* BEGIN *

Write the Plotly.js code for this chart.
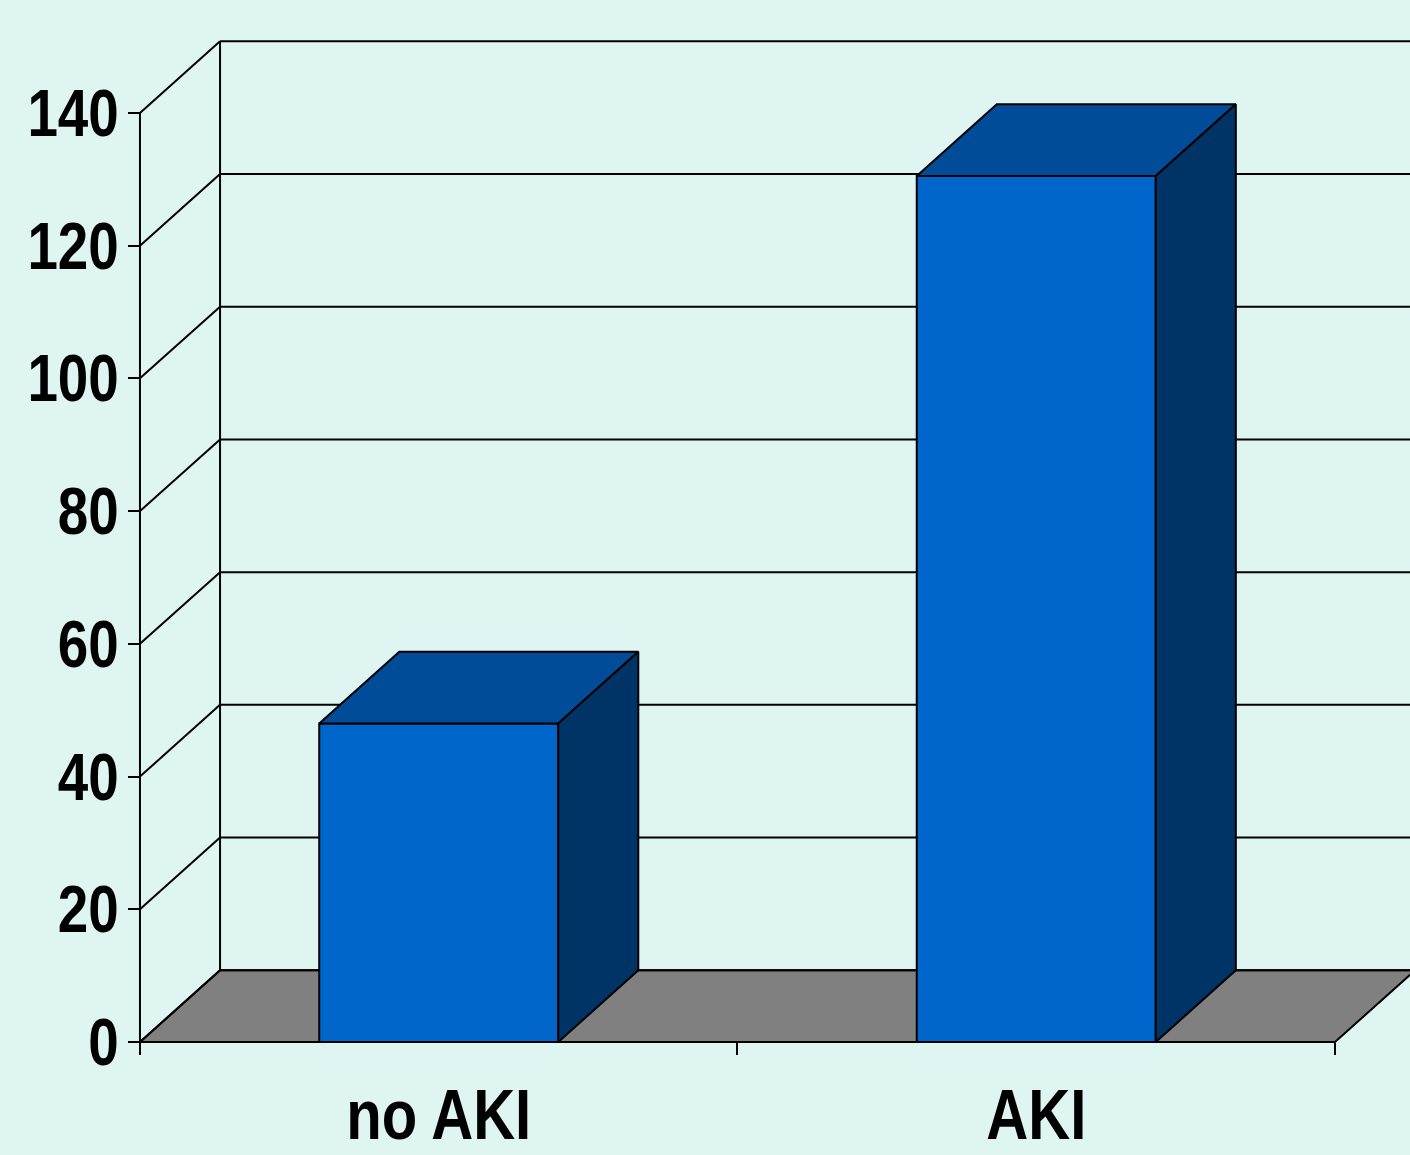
<!DOCTYPE html>
<html>
<head>
<meta charset="utf-8">
<script src="https://cdn.plot.ly/plotly-3.0.1.min.js"></script>
<style>
  html, body { margin: 0; padding: 0; background: #DEF5F1; }
  #chart { width: 1410px; height: 1155px; }
</style>
</head>
<body>
<div id="chart"></div>
<script>
// ---- data ----
const categories = ['no AKI', 'AKI'];
const values = [48, 130.5];
const yTickVals = [0, 20, 40, 60, 80, 100, 120, 140];
const yTickText = ['0', '20', '40', '60', '80', '100', '120', '140'];

// ---- geometry / style ----
const DX = 0.134;       // depth offset in x units
const DY = 10.8;        // depth offset in y units
const BAR_HALF = 0.2;   // half bar width in x units
const Y_TOP = yTickVals[yTickVals.length - 1];
const X_END = categories.length;
const catPos = categories.map((c, i) => i + 0.5);

const BG = '#DEF5F1';
const FLOOR = '#808080';
const FRONT = '#0066CC';
const TOP = '#004C99';
const SIDE = '#003366';
const LINE = '#000000';
const NARROW = 0.83;    // horizontal condensing of label text (Arial Narrow look)
const FONT = { family: '"Liberation Sans", Arial, sans-serif', size: 66, color: '#000', weight: 700 };

const traces = [];
function poly(xs, ys, fill, lw) {
  traces.push({
    type: 'scatter', mode: 'lines', x: xs.concat([xs[0]]), y: ys.concat([ys[0]]),
    fill: 'toself', fillcolor: fill, line: { color: LINE, width: lw },
    hoverinfo: 'skip', showlegend: false
  });
}
function lines(xs, ys, lw) {
  traces.push({
    type: 'scatter', mode: 'lines', x: xs, y: ys, connectgaps: false,
    line: { color: LINE, width: lw }, hoverinfo: 'skip', showlegend: false
  });
}

// floor
poly([0, X_END, X_END + DX, DX], [0, 0, DY, DY], FLOOR, 2);

// back-wall gridlines and side-wall diagonals
const gx = [], gy = [];
yTickVals.forEach(t => {
  gx.push(DX, X_END + DX + 0.5, null);
  gy.push(t + DY, t + DY, null);
  gx.push(0, DX, null);
  gy.push(t, t + DY, null);
});
lines(gx, gy, 2);
// back-wall corner and front value axis
lines([DX, DX, null, 0, 0], [DY, Y_TOP + DY, null, 0, Y_TOP], 2);

// 3D bars
values.forEach((v, i) => {
  const x0 = catPos[i] - BAR_HALF, x1 = catPos[i] + BAR_HALF;
  poly([x0, x1, x1, x0], [0, 0, v, v], FRONT, 2);
  poly([x0, x1, x1 + DX, x0 + DX], [v, v, v + DY, v + DY], TOP, 2);
  poly([x1, x1 + DX, x1 + DX, x1], [0, DY, v + DY, v], SIDE, 2);
});

const layout = {
  width: 1410, height: 1155,
  paper_bgcolor: BG, plot_bgcolor: BG,
  margin: { l: 100, r: 0, t: 20, b: 95 },
  showlegend: false,
  font: FONT,
  xaxis: {
    range: [-0.0669, 2.1255], anchor: 'free', position: 0.017308,
    showgrid: false, zeroline: false, showline: false,
    tickmode: 'array', tickvals: catPos, ticktext: categories,
    ticks: '', ticklabelstandoff: 26,
    tickfont: Object.assign({}, FONT, { size: 70 }),
    minor: { tickmode: 'array', tickvals: [0, 1, 2], ticks: 'outside', ticklen: 12, tickwidth: 2, tickcolor: LINE, showgrid: false },
    fixedrange: true
  },
  yaxis: {
    range: [-2.712, 154.0], anchor: 'free', position: 0.030534,
    showgrid: false, zeroline: false, showline: false,
    tickmode: 'array', tickvals: yTickVals, ticktext: yTickText,
    ticks: 'outside', ticklen: 12, tickwidth: 2, tickcolor: LINE,
    ticklabelstandoff: -4,
    tickfont: FONT,
    fixedrange: true
  }
};

function condense(gd) {
  gd.querySelectorAll('.xtick text, .ytick text').forEach(t => {
    const ax = parseFloat(t.getAttribute('x')) || 0;
    const prev = t.getAttribute('transform') || '';
    t.setAttribute('transform', prev + ' translate(' + ax + ',0) scale(' + NARROW + ',1) translate(' + (-ax) + ',0)');
  });
}

Plotly.newPlot('chart', traces, layout, { displayModeBar: false, staticPlot: true })
  .then(gd => condense(gd));
</script>
</body>
</html>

* END *

**OBJECTIVE:** Without the pictures, return the listing above from its first line through the line that has "['0', '20', '40', '60', '80', '100', '120', '140'];".

**REPLY:**
Write the Plotly.js code for this chart.
<!DOCTYPE html>
<html>
<head>
<meta charset="utf-8">
<script src="https://cdn.plot.ly/plotly-3.0.1.min.js"></script>
<style>
  html, body { margin: 0; padding: 0; background: #DEF5F1; }
  #chart { width: 1410px; height: 1155px; }
</style>
</head>
<body>
<div id="chart"></div>
<script>
// ---- data ----
const categories = ['no AKI', 'AKI'];
const values = [48, 130.5];
const yTickVals = [0, 20, 40, 60, 80, 100, 120, 140];
const yTickText = ['0', '20', '40', '60', '80', '100', '120', '140'];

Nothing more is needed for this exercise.